An INS uses gyroscopes and accelerometers to calculate the position, orientation, and velocity of a spacecraft without the need for external references. It's used in space missions to maintain knowledge of the spacecraft's motion when out of range of ground stations.

Star trackers are optical devices that measure the positions of stars using photodetectors or cameras. This information is used to determine the spacecraft's orientation (attitude) in space, essential for correct solar panel and antenna alignment.

Radio navigation systems determine the spacecraft's position by measuring the time delay of radio signals exchanged between the spacecraft and Earth-based antennas. It's frequently used in conjunction with Doppler tracking for deep space navigation.

When in Earth orbit, spacecraft can use GPS signals to determine their position and speed. Similar to terrestrial GPS, but with hardened receivers to operate in the space environment, especially useful for Low Earth Orbit (LEO) satellites.

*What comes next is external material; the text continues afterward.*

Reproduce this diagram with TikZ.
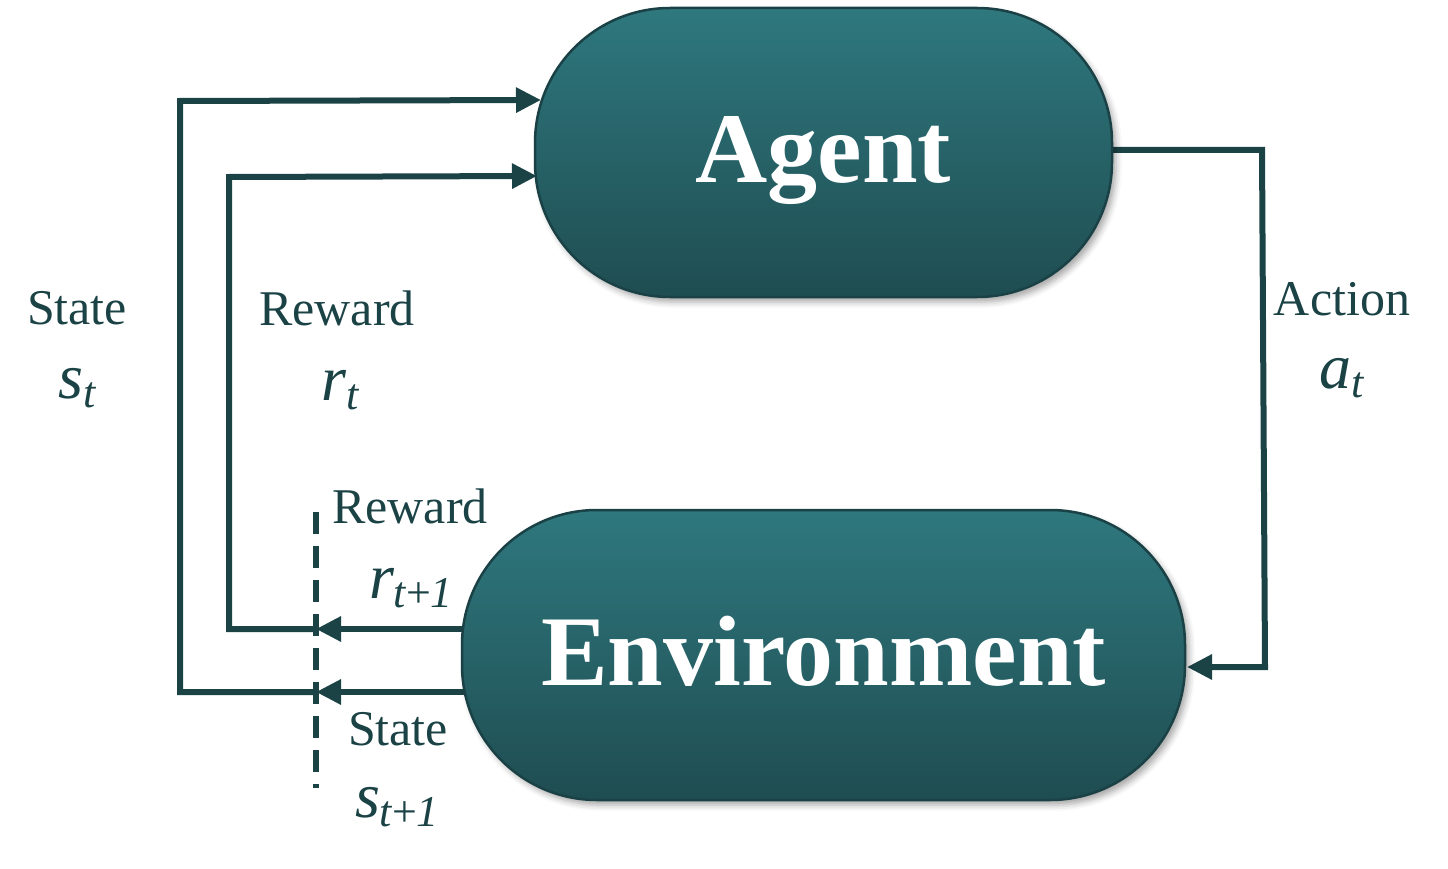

In this traditional navigation method, spacecraft use observations of celestial bodies (e.g., the Sun, Moon, planets) to determine their position in space. This method provided critical backups in early space missions and is still relevant for deep space navigation.

TRN systems use onboard cameras or sensors to compare observed terrain features against an onboard map, allowing for precise landings on other celestial bodies like Mars. It was famously used by the Mars Perseverance Rover in 2021.